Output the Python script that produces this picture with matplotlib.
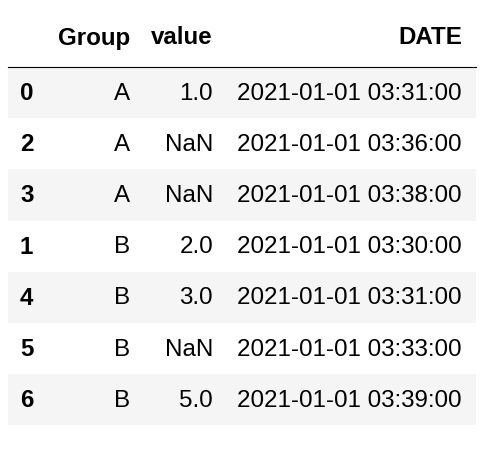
import matplotlib
matplotlib.use("Agg")
import matplotlib.pyplot as plt
from matplotlib.patches import Rectangle

columns = ["Group", "value", "DATE"]
index = ["0", "2", "3", "1", "4", "5", "6"]
group = ["A", "A", "A", "B", "B", "B", "B"]
value = ["1.0", "NaN", "NaN", "2.0", "3.0", "NaN", "5.0"]
date = ["2021-01-01 03:31:00", "2021-01-01 03:36:00", "2021-01-01 03:38:00",
        "2021-01-01 03:30:00", "2021-01-01 03:31:00", "2021-01-01 03:33:00",
        "2021-01-01 03:39:00"]

W, H = 502, 460
fig = plt.figure(figsize=(W/100, H/100), dpi=100)
ax = fig.add_axes([0, 0, 1, 1])
ax.set_xlim(0, W); ax.set_ylim(H, 0); ax.axis("off")

fs = 17.4
fam = "Liberation Sans"
top, hdr_h, row_h = 10, 58, 51.2
hy = top + hdr_h/2 - 1
ax.text(130, hy, columns[0], ha="right", va="center", fontsize=fs, fontweight="bold", family=fam)
ax.text(213, hy, columns[1], ha="right", va="center", fontsize=fs, fontweight="bold", family=fam)
ax.text(462, hy, columns[2], ha="right", va="center", fontsize=fs, fontweight="bold", family=fam)
ax.plot([8, 476], [top+hdr_h, top+hdr_h], color="black", lw=0.8)

for i in range(len(index)):
    y0 = top + hdr_h + i*row_h
    if i % 2 == 0:
        ax.add_patch(Rectangle((8, y0), 468, row_h, color="#f5f5f5", lw=0))
    yc = y0 + row_h/2
    ax.text(20, yc, index[i], ha="left", va="center", fontsize=fs, fontweight="bold", family=fam)
    ax.text(130, yc, group[i], ha="right", va="center", fontsize=fs, family=fam)
    ax.text(213, yc, value[i], ha="right", va="center", fontsize=fs, family=fam)
    ax.text(462, yc, date[i], ha="right", va="center", fontsize=fs, family=fam)

fig.savefig("out.png", dpi=100)
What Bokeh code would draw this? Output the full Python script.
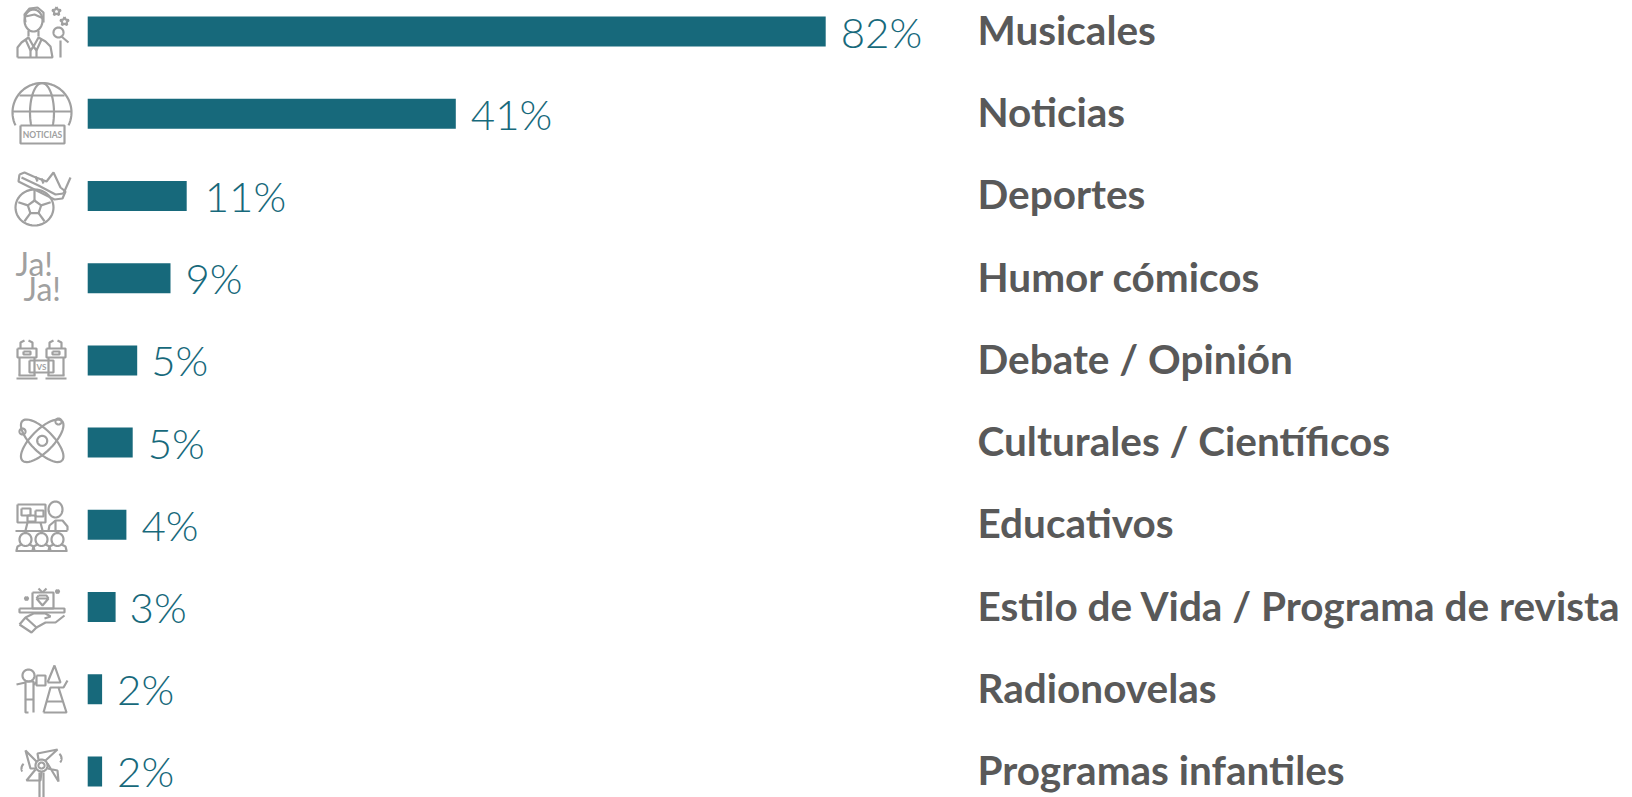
import math
from bokeh.plotting import figure
from bokeh.models import ColumnDataSource, Range1d
from bokeh.core.properties import value
from bokeh.embed import file_html
from bokeh.resources import INLINE

categories = ["Musicales", "Noticias", "Deportes", "Humor cómicos", "Debate / Opinión",
              "Culturales / Científicos", "Educativos", "Estilo de Vida / Programa de revista",
              "Radionovelas", "Programas infantiles"]
bar_values = [82, 40.9, 11, 9.2, 5.5, 5, 4.3, 3.1, 1.6, 1.6]
labels = ["82%", "41%", "11%", "9%", "5%", "5%", "4%", "3%", "2%", "2%"]
label_gaps = [15, 15, 18, 15, 14, 15, 15, 14, 15, 15]

BAR = "#17697B"
TXT = "#595959"
GRAY = "#A0A0A0"
W, H = 1632, 797
X0, PX = 87.2, 9.0
Y0, PY = 31.0, 82.22

p = figure(width=W, height=H, output_backend="svg", toolbar_location=None,
           x_range=Range1d(-X0 / PX, (W - X0) / PX),
           y_range=Range1d((H - Y0) / PY, -Y0 / PY),
           min_border=0, outline_line_color=None)
p.xaxis.visible = False
p.yaxis.visible = False
p.grid.visible = False
p.extra_x_ranges["px"] = Range1d(0, W)
p.extra_y_ranges["px"] = Range1d(H, 0)

rows = list(range(len(categories)))
src = ColumnDataSource(dict(row=rows, v=bar_values, cat=categories, lab=labels, gap=label_gaps))
p.hbar(y="row", left=0, right="v", height=30 / PY, color=BAR, line_color=None, source=src)
p.text(x="v", y="row", text="lab", source=src, x_offset="gap", y_offset=0,
       text_font=value("Lato Light"), text_font_size="42px", text_color=BAR,
       text_baseline="alphabetic")
p.text(x=[977] * len(rows), y=rows, text=categories, x_range_name="px",
       y_offset=-2, text_font=value("Lato"), text_font_style="bold", text_font_size="40.5px",
       text_color=TXT, text_baseline="alphabetic")

# ---- decorative line icons, in page pixels
paths = []
def L(*pts):
    paths.append(pts)
def ell(cx, cy, rx, ry, rot=0, a0=0, a1=360):
    n = 48
    r = math.radians(rot)
    pts = []
    for i in range(n + 1):
        t = math.radians(a0 + (a1 - a0) * i / n)
        x, y = rx * math.cos(t), ry * math.sin(t)
        pts.append((cx + x * math.cos(r) - y * math.sin(r), cy + x * math.sin(r) + y * math.cos(r)))
    paths.append(pts)
def rect(x0, y0, x1, y1):
    L((x0, y0), (x1, y0), (x1, y1), (x0, y1), (x0, y0))
def star(cx, cy, r):
    pts = []
    for i in range(11):
        a = math.radians(-90 + 36 * i)
        rr = r if i % 2 == 0 else r * 0.5
        pts.append((cx + rr * math.cos(a), cy + rr * math.sin(a)))
    paths.append(pts)

# singer
ell(33, 20, 9, 11)
L((25, 22), (24, 14), (29, 8), (37, 7), (43, 12), (43, 22))
L((25, 16), (34, 14), (43, 18))
L((28, 30), (28, 36)); L((38, 30), (38, 36))
L((17, 57), (17, 47), (21, 42), (28, 37), (33, 46), (38, 37), (45, 41), (50, 46), (52, 57), (17, 57))
L((25, 39), (30, 50), (33, 46), (36, 50), (41, 39)); L((30, 50), (30, 57)); L((36, 50), (36, 57))
ell(58, 32, 5, 5); L((61, 36), (68, 42)); L((60, 40), (60, 57))
star(56, 11, 4.5); star(64, 21, 4.5)
# globe
ell(41.5, 112, 29.5, 29.5, 0, 154, 386)
ell(41.5, 112, 12, 29.5, 0, 154, 386)
L((19, 95), (64, 95)); L((12, 111), (71, 111))
rect(20, 125, 64, 143)
# football
ell(34, 207, 19, 18)
pent = [(34 + 7 * math.cos(math.radians(-90 + 72 * i)), 207 + 7 * math.sin(math.radians(-90 + 72 * i))) for i in range(6)]
paths.append(pent)
for i in range(5):
    x, y = pent[i]
    L((x, y), (34 + 17 * math.cos(math.radians(-90 + 72 * i)), 207 + 17 * math.sin(math.radians(-90 + 72 * i))))
L((19, 174), (24, 172), (33, 176), (46, 181), (53, 172), (60, 187), (65, 191), (62, 198), (54, 199), (36, 190), (18, 181), (19, 174))
L((21, 177), (38, 185), (55, 194), (63, 193)); L((63, 193), (70, 177))
L((35, 176), (37, 181)); L((41, 178), (43, 183))
# podiums
for a in (17, 46):
    rect(a, 348, a + 19, 357); L((a + 2, 357), (a + 2, 375)); L((a + 17, 357), (a + 17, 375))
    L((a - 1, 378), (a + 20, 378)); L((a + 1, 375), (a + 18, 375))
    L((a + 3, 348), (a + 3, 342), (a + 7, 340)); L((a + 15, 348), (a + 15, 342), (a + 11, 340))
    rect(a + 6, 351, a + 13, 354)
rect(29, 360, 53, 372)
# atom
ell(41.7, 440.3, 28, 11, 45); ell(41.7, 440.3, 28, 11, -45); ell(41.7, 440.3, 5, 5)
ell(58, 421, 3, 3); ell(22, 431, 3, 3)
# classroom
rect(17, 504, 45, 522); rect(21, 508, 30, 515); rect(35, 510, 43, 516); rect(27, 515, 35, 521)
L((27, 522), (25, 530)); L((40, 522), (42, 530))
ell(55, 509, 7, 8); L((48, 530), (49, 525), (55, 520), (62, 520), (67, 526), (67, 530)); L((55, 520), (55, 530))
L((15, 530.5), (67, 530.5))
for cx in (25, 41, 57):
    ell(cx, 539, 6, 6.5); L((cx - 9, 550), (cx - 8, 546), (cx - 4, 544)); L((cx + 9, 550), (cx + 8, 546), (cx + 4, 544))
L((15, 550.5), (67, 550.5))
# gift on a hand
L((19, 608), (64, 608), (64, 612), (19, 612), (19, 608))
rect(32, 592, 53, 608)
L((36, 598), (48, 598), (42, 605), (36, 598)); L((38, 595), (46, 595), (48, 598)); L((38, 595), (36, 598))
L((42, 592), (38, 588)); L((42, 592), (46, 588))
L((19, 624), (31, 632), (36, 627), (25, 617), (19, 624))
L((25, 617), (33, 613), (45, 613), (50, 616), (44, 618)); L((36, 627), (45, 622), (55, 622), (64, 615))
star(57, 591, 2); star(26, 598, 2)
# child and puppet
ell(28, 675, 6, 6); rect(25, 681, 33, 699); L((25, 699), (25, 712), (28, 712)); L((33, 699), (33, 712))
L((16, 684), (25, 682)); rect(36, 675, 45, 685); L((33, 684), (36, 682))
L((47, 682), (54, 665), (60, 682), (47, 682))
L((43, 712), (50, 687), (58, 687), (66, 712), (43, 712)); L((46, 701), (62, 701)); L((58, 687), (63, 687), (67, 680))
# pinwheel
ell(41, 765, 6, 6); ell(41, 765, 3, 3)
L((39, 772), (39, 797)); L((43, 772), (43, 797))
L((36, 761), (25, 750), (30, 768), (36, 768)); L((45, 760), (57, 749), (37, 753), (38, 759))
L((47, 763), (58, 781), (57, 770), (47, 768)); L((35, 769), (26, 780), (40, 780), (41, 771))
ell(27, 768, 6, 6, 0, 150, 230); ell(55, 758, 6, 6, 0, -50, 40)

p.multi_line(xs=[[q[0] for q in s] for s in paths], ys=[[q[1] for q in s] for s in paths],
             x_range_name="px", y_range_name="px", line_color=GRAY, line_width=2.2)

# texts inside icons
p.text(x=[15, 23], y=[263, 288], text=["Ja!", "Ja!"], x_range_name="px", y_range_name="px",
       text_font=value("Lato"), text_font_size="32px", text_color=GRAY, text_baseline="alphabetic")
p.text(x=[42], y=[134], text=["NOTICIAS"], x_range_name="px", y_range_name="px", text_font=value("Lato"),
       text_font_style="bold", text_font_size="8.5px", text_color=GRAY, text_align="center", text_baseline="middle")
p.text(x=[41], y=[366], text=["VS"], x_range_name="px", y_range_name="px", text_font=value("Lato"),
       text_font_style="bold", text_font_size="8px", text_color=GRAY, text_align="center", text_baseline="middle")

open("out.html", "w").write(file_html(p, INLINE))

> [Task statement]:
Up to and including the line that contains "from bokeh.resources import INLINE", print the records above exactly from their first line, without any pictures.

> [Written response]:
Output the Python script that produces this picture with matplotlib.
import matplotlib
matplotlib.use("Agg")
import matplotlib.pyplot as plt
from matplotlib.patches import Rectangle

columns = ["Group", "value", "DATE"]
index = ["0", "2", "3", "1", "4", "5", "6"]
group = ["A", "A", "A", "B", "B", "B", "B"]
value = ["1.0", "NaN", "NaN", "2.0", "3.0", "NaN", "5.0"]
date = ["2021-01-01 03:31:00", "2021-01-01 03:36:00", "2021-01-01 03:38:00",
        "2021-01-01 03:30:00", "2021-01-01 03:31:00", "2021-01-01 03:33:00",
        "2021-01-01 03:39:00"]

W, H = 502, 460
fig = plt.figure(figsize=(W/100, H/100), dpi=100)
ax = fig.add_axes([0, 0, 1, 1])
ax.set_xlim(0, W); ax.set_ylim(H, 0); ax.axis("off")

fs = 17.4
fam = "Liberation Sans"
top, hdr_h, row_h = 10, 58, 51.2
hy = top + hdr_h/2 - 1
ax.text(130, hy, columns[0], ha="right", va="center", fontsize=fs, fontweight="bold", family=fam)
ax.text(213, hy, columns[1], ha="right", va="center", fontsize=fs, fontweight="bold", family=fam)
ax.text(462, hy, columns[2], ha="right", va="center", fontsize=fs, fontweight="bold", family=fam)
ax.plot([8, 476], [top+hdr_h, top+hdr_h], color="black", lw=0.8)

for i in range(len(index)):
    y0 = top + hdr_h + i*row_h
    if i % 2 == 0:
        ax.add_patch(Rectangle((8, y0), 468, row_h, color="#f5f5f5", lw=0))
    yc = y0 + row_h/2
    ax.text(20, yc, index[i], ha="left", va="center", fontsize=fs, fontweight="bold", family=fam)
    ax.text(130, yc, group[i], ha="right", va="center", fontsize=fs, family=fam)
    ax.text(213, yc, value[i], ha="right", va="center", fontsize=fs, family=fam)
    ax.text(462, yc, date[i], ha="right", va="center", fontsize=fs, family=fam)

fig.savefig("out.png", dpi=100)
What Bokeh code would draw this? Output the full Python script.
import math
from bokeh.plotting import figure
from bokeh.models import ColumnDataSource, Range1d
from bokeh.core.properties import value
from bokeh.embed import file_html
from bokeh.resources import INLINE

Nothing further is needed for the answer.